A bluesman and a storyteller
"There is no tale so tall I cannot tell it, nor song so sweet I cannot sing it," says blues singer, songwriter and storyteller Guy Davis.
Davis is touring in support of his two-CD audio play, "The Adventures of Fishy Waters: In Bed With the Blues," to be released later this month on his own Smokeydoke Records label.
He'll perform his one-man play at 8 p.m. Saturday, Feb. 4, at the Unitarian Fellowship, 87 Fourth St., Ashland.
Davis' new release marks the debut recording of a production that he's performed on and off since 1994. "Fishy Waters" features a number of his original compositions along with songs by such blues icons as Robert Johnson, Rev. Gary Davis, Blind Willie McTell and Big Bill Broonzy.
The album is a "road story" in the truest sense. Davis performs the songs and tells the stories as Fishy Waters, a person who's traveled throughout the South, met dozens of vivid characters and created lasting impressions that are sometimes humorous and playful, sometimes mysterious and powerful.
"Storytelling is the most ancient, most powerful magic of the universe," Davis says in a news release. He is the son of actors Ruby Dee and Ossie Davis. "I grew up in a house full of storytellers."
Davis' father could tell a story over and over and make it fun every time, and his grandfather was known for his rascally tales and jokes. His family experiences were a big influence on "The Adventures of Fishy Waters."
The idea for "Fishy Waters" came to Davis while he was working as an understudy on another play, "Mule Bone," at the Ethel Barrymore Theatre on Broadway.
"One of the parts was the traveling blues musician played by Kenny Neal. The greenroom was directly underneath the stage. Night after night, I heard the actors as they danced and spoke. I longed to be onstage telling those tales and singing those songs."
After "Mule Bone," Davis was cast in the title role of "Robert Johnson: Trick the Devil," which ran off-Broadway at the Henry Street Settlement and earned him a Harlem Theatre award and a Blues Foundation award.
Henry Street also is where "The Adventures of Fishy Waters" made its debut in '94.
"The task of a storyteller is to include stories that encompass the full range of emotions," Davis says. "Funny stories, serious subjects, even ugly things. It must be done is such a way that a white audience won't feel accused and uncomfortable, or a black audience won't feel offended by a perceived return to 'Uncle Tom' humor. As a storyteller, I strive to present thought-provoking images. The fewer words it takes me, the better. I didn't set out to write a book. I didn't set out to explain, represent or save black people. The piece is written to communicate as simply as possible a sense of humanity."

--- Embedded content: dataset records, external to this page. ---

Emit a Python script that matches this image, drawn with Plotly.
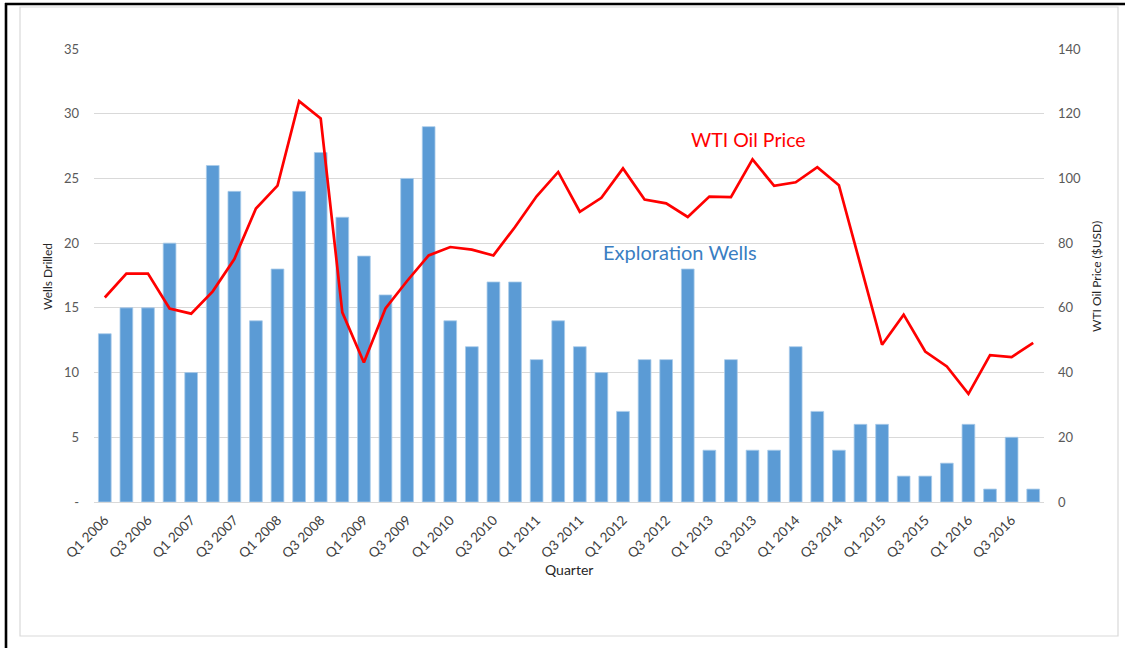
import plotly.graph_objects as go

quarters = [f"Q{q} {y}" for y in range(2006, 2017) for q in range(1, 5)]
wells = [13, 15, 15, 20, 10, 26, 24, 14, 18, 24, 27, 22, 19, 16, 25, 29,
         14, 12, 17, 17, 11, 14, 12, 10, 7, 11, 11, 18, 4, 11, 4, 4,
         12, 7, 4, 6, 6, 2, 2, 3, 6, 1, 5, 1]
wti = [63.2, 70.6, 70.6, 59.8, 58.2, 65.1, 75.1, 90.7, 97.8, 123.9, 118.5, 58.6,
       43.1, 59.8, 68.3, 76.2, 78.8, 78.0, 76.2, 85.0, 94.5, 102.0, 89.7, 94.0,
       103.1, 93.5, 92.3, 88.1, 94.4, 94.2, 105.9, 97.7, 98.8, 103.5, 97.9, 73.1,
       48.6, 57.9, 46.5, 41.9, 33.4, 45.4, 44.8, 49.2]
x_ticks = [q for q in quarters if q.startswith("Q1") or q.startswith("Q3")]
left_vals = [0, 5, 10, 15, 20, 25, 30, 35]
left_text = ["-", "5", "10", "15", "20", "25", "30", "35"]
right_vals = [0, 20, 40, 60, 80, 100, 120, 140]

FONT = "Lato, 'Open Sans', sans-serif"

fig = go.Figure()
fig.add_trace(go.Bar(x=quarters, y=wells, name="Exploration Wells",
                     marker=dict(color="#5B9BD5", line=dict(color="#A9CBEA", width=0.8)),
                     yaxis="y"))
fig.add_trace(go.Scatter(x=quarters, y=wti, name="WTI Oil Price", mode="lines",
                         line=dict(color="#FF0000", width=2.7), yaxis="y2"))

L, R, T, B = 94, 1044, 49, 502
W, H = 1125, 648
def px(x): return (x - L) / (R - L)
def py(y): return (B - y) / (B - T)

shapes = [
    dict(type="rect", xref="paper", yref="paper", x0=px(20), x1=px(1118), y0=py(636), y1=py(7),
         line=dict(color="#D9D9D9", width=1.2), layer="below"),
    dict(type="line", xref="paper", yref="paper", x0=px(6), x1=px(6), y0=py(650), y1=py(3),
         line=dict(color="#000000", width=2.6)),
    dict(type="line", xref="paper", yref="paper", x0=px(5), x1=px(1130), y0=py(4), y1=py(4),
         line=dict(color="#000000", width=2.6)),
]

def ann(text, x, y, size, color, angle=0):
    return dict(text=text, xref="paper", yref="paper", x=px(x), y=py(y),
                xanchor="center", yanchor="middle", textangle=angle,
                showarrow=False, font=dict(family=FONT, size=size, color=color))

annotations = [
    ann("WTI Oil Price", 748, 139, 19.5, "#FF0000"),
    ann("Exploration Wells", 680, 252, 20, "#3A7EC2"),
    ann("Wells Drilled", 47, 277, 12, "#262626", -90),
    ann("WTI Oil Price ($USD)", 1096, 277, 12, "#262626", -90),
    ann("Quarter", 569, 569, 14, "#262626"),
]

fig.update_layout(
    width=W, height=H,
    margin=dict(l=L, r=W - R, t=T, b=H - B, pad=0),
    paper_bgcolor="white", plot_bgcolor="white",
    showlegend=False, bargap=0.41,
    font=dict(family=FONT, size=12, color="#595959"),
    xaxis=dict(type="category", tickmode="array", tickvals=x_ticks, ticktext=x_ticks,
               tickangle=-45, showgrid=False, showline=True, linecolor="#D9D9D9", linewidth=1,
               ticks="", ticklabelstandoff=4,
               tickfont=dict(family=FONT, size=13.5, color="#404040")),
    yaxis=dict(range=[0, 35], tickmode="array", tickvals=left_vals, ticktext=left_text,
               showgrid=True, gridcolor="#D9D9D9", gridwidth=1, zeroline=False,
               ticks="", ticklabelstandoff=14, tickfont=dict(family=FONT, size=13, color="#595959")),
    yaxis2=dict(range=[0, 140], tickmode="array", tickvals=right_vals,
                overlaying="y", side="right", showgrid=False, zeroline=False,
                ticks="", ticklabelstandoff=13, tickfont=dict(family=FONT, size=13, color="#595959")),
    shapes=shapes, annotations=annotations,
)

fig.write_html("out.html", config={"displayModeBar": False},
               post_script="document.body.style.margin='0';")
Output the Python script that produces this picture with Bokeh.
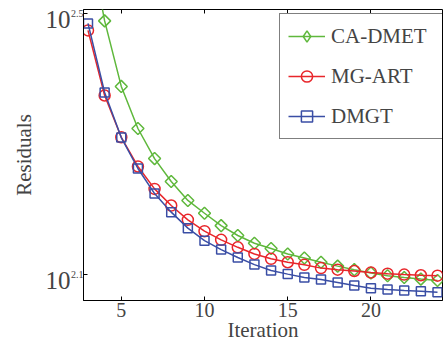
import numpy as np
from bokeh.plotting import figure
from bokeh.models import (FixedTicker, LinearAxis, LogAxis, CustomJSTickFormatter,
                          LegendItem, Legend)
from bokeh.embed import file_html
from bokeh.resources import INLINE

# ---- data ----
iterations = list(range(3, 25))
ca_dmet = [420.0, 308.0, 244.5, 210.8, 189.6, 174.9, 163.6, 156.4, 149.7, 144.6, 140.7,
           138.1, 135.5, 133.6, 131.6, 129.8, 128.2, 126.7, 125.5, 124.7, 124.0, 123.4]
mg_art = [297.8, 236.8, 204.4, 184.4, 170.4, 160.7, 152.8, 146.8, 142.4, 138.7, 135.5,
          133.2, 131.6, 130.4, 128.9, 128.2, 127.6, 126.9, 126.4, 126.0, 125.7, 125.5]
dmgt = [305.3, 239.4, 204.2, 183.1, 167.6, 157.0, 148.4, 142.0, 137.6, 133.8, 130.5,
        127.8, 126.2, 124.7, 123.8, 122.5, 121.2, 120.1, 119.5, 119.1, 118.8, 118.4]
x_ticks = [5, 10, 15, 20]
y_tick_exponents = [2.1, 2.5]
x_lim = (2.73, 24.3)
y_lim = (115.0, 320.6)

FONT = "Liberation Serif"
GREEN = "#5fb83c"
RED = "#e8262b"
BLUE = "#3a4ea5"

W, H = 443, 347
B_LEFT, B_RIGHT, B_TOP, B_BOTTOM = 83, 1, 9, 47

p = figure(width=W, height=H, y_axis_type="log", x_range=x_lim, y_range=y_lim,
           output_backend="svg", toolbar_location=None,
           min_border_left=B_LEFT, min_border_right=B_RIGHT,
           min_border_top=B_TOP, min_border_bottom=B_BOTTOM)
p.xgrid.visible = False
p.ygrid.visible = False
p.outline_line_color = "black"
p.outline_line_width = 1
p.background_fill_color = "white"
p.border_fill_color = "white"

items = []
# CA-DMET: diamonds drawn as rotated squares, legend uses a diamond marker
g_line = p.line(iterations, ca_dmet, line_color=GREEN, line_width=1.5)
g_pts = p.scatter(iterations, ca_dmet, marker="square", size=8.5, angle=np.pi / 4,
                  line_color=GREEN, line_width=1.5, fill_color=None)
g_leg = p.scatter(iterations, ca_dmet, marker="diamond", size=0,
                  line_color=GREEN, line_width=1.5, fill_color=None)
items.append(LegendItem(label="CA-DMET", renderers=[g_line, g_leg]))

r_line = p.line(iterations, mg_art, line_color=RED, line_width=1.5)
r_pts = p.scatter(iterations, mg_art, marker="circle", size=11,
                  line_color=RED, line_width=1.5, fill_color=None)
items.append(LegendItem(label="MG-ART", renderers=[r_line, r_pts]))

b_line = p.line(iterations, dmgt, line_color=BLUE, line_width=1.5)
b_pts = p.scatter(iterations, dmgt, marker="square", size=9,
                  line_color=BLUE, line_width=1.5, fill_color=None)
items.append(LegendItem(label="DMGT", renderers=[b_line, b_pts]))

# x axis
xa = p.xaxis[0]
xa.ticker = FixedTicker(ticks=x_ticks)
xa.major_tick_in = 4
xa.major_tick_out = 0
xa.minor_tick_line_color = None
xa.major_label_text_font = FONT
xa.major_label_text_font_size = "20px"
xa.major_label_standoff = 2
xa.axis_label = "Iteration"
xa.axis_label_text_font = FONT
xa.axis_label_text_font_size = "21px"
xa.axis_label_text_font_style = "normal"
xa.axis_label_standoff = -2

# y axis: tick marks and the exponent part of the "10^e" labels
ya = p.yaxis[0]
ya.ticker = FixedTicker(ticks=[10 ** e for e in y_tick_exponents])
ya.formatter = CustomJSTickFormatter(code="return Math.log10(tick).toFixed(1)")
ya.major_tick_in = 4
ya.major_tick_out = 0
ya.minor_tick_line_color = None
ya.major_label_text_font = FONT
ya.major_label_text_font_size = "10px"
ya.major_label_standoff = 0

# outer axis: the base "10" of the labels, set slightly lower as in the reference
frame_h = H - B_TOP - B_BOTTOM
px_per_decade = frame_h / np.log10(y_lim[1] / y_lim[0])
base_shift = 6.0 / px_per_decade
base_axis = LogAxis(ticker=FixedTicker(ticks=[10 ** (e - base_shift) for e in y_tick_exponents]),
                    formatter=CustomJSTickFormatter(code="return '10'"),
                    axis_line_color=None, major_tick_line_color=None,
                    minor_tick_line_color=None,
                    major_label_text_font=FONT, major_label_text_font_size="25px",
                    major_label_standoff=-9,
                    axis_label="Residuals", axis_label_text_font=FONT,
                    axis_label_text_font_size="21px", axis_label_text_font_style="normal",
                    axis_label_standoff=7)
p.add_layout(base_axis, "left")

# top axis (ticks only)
top = LinearAxis(ticker=FixedTicker(ticks=x_ticks),
                 formatter=CustomJSTickFormatter(code="return ''"),
                 major_tick_in=4, major_tick_out=0, minor_tick_line_color=None,
                 major_label_standoff=0, axis_line_color=None)
p.add_layout(top, "above")

# legend
lg = Legend(items=items, location=(196, 161))
lg.label_text_font = FONT
lg.label_text_font_size = "21px"
lg.glyph_width = 37
lg.glyph_height = 28
lg.label_height = 20
lg.label_standoff = 6
lg.label_width = 104
lg.padding = 8
lg.spacing = 12
lg.margin = 0
lg.border_line_color = "black"
lg.border_line_width = 1
lg.background_fill_alpha = 1.0
p.add_layout(lg, "center")

open("out.html", "w").write(file_html(p, INLINE))
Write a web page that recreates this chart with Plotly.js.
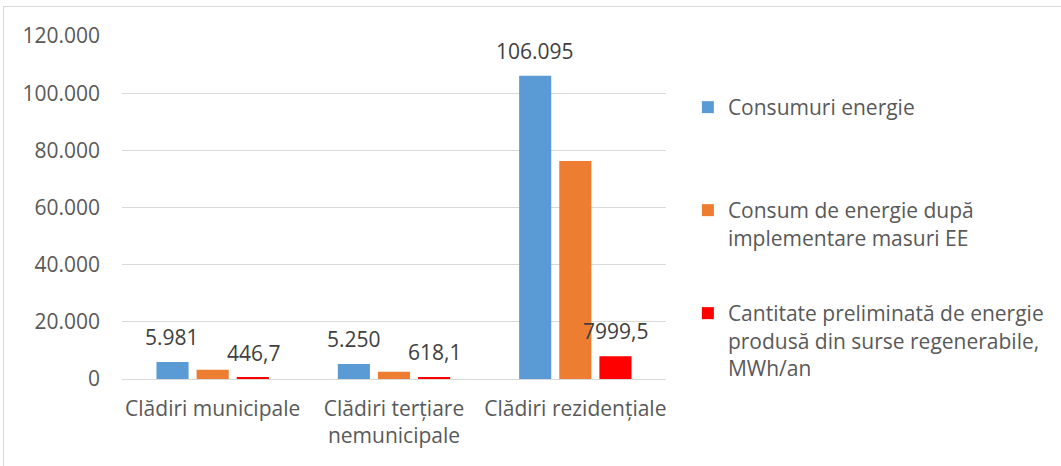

"The Adventures of Fishy Waters" contains a mix of small stories, tall tales and music. The subjects are survivors, not victims. The culture is black. The music is blues. The message is human.
Tickets for Davis' show cost $20 in advance and are available at Music Coop in Ashland and www.stclairevents.com or by calling 541-535-3562. Tickets will cost $22 at the door, $10 for ages 12 through 17. Children 11 and younger will be admitted free.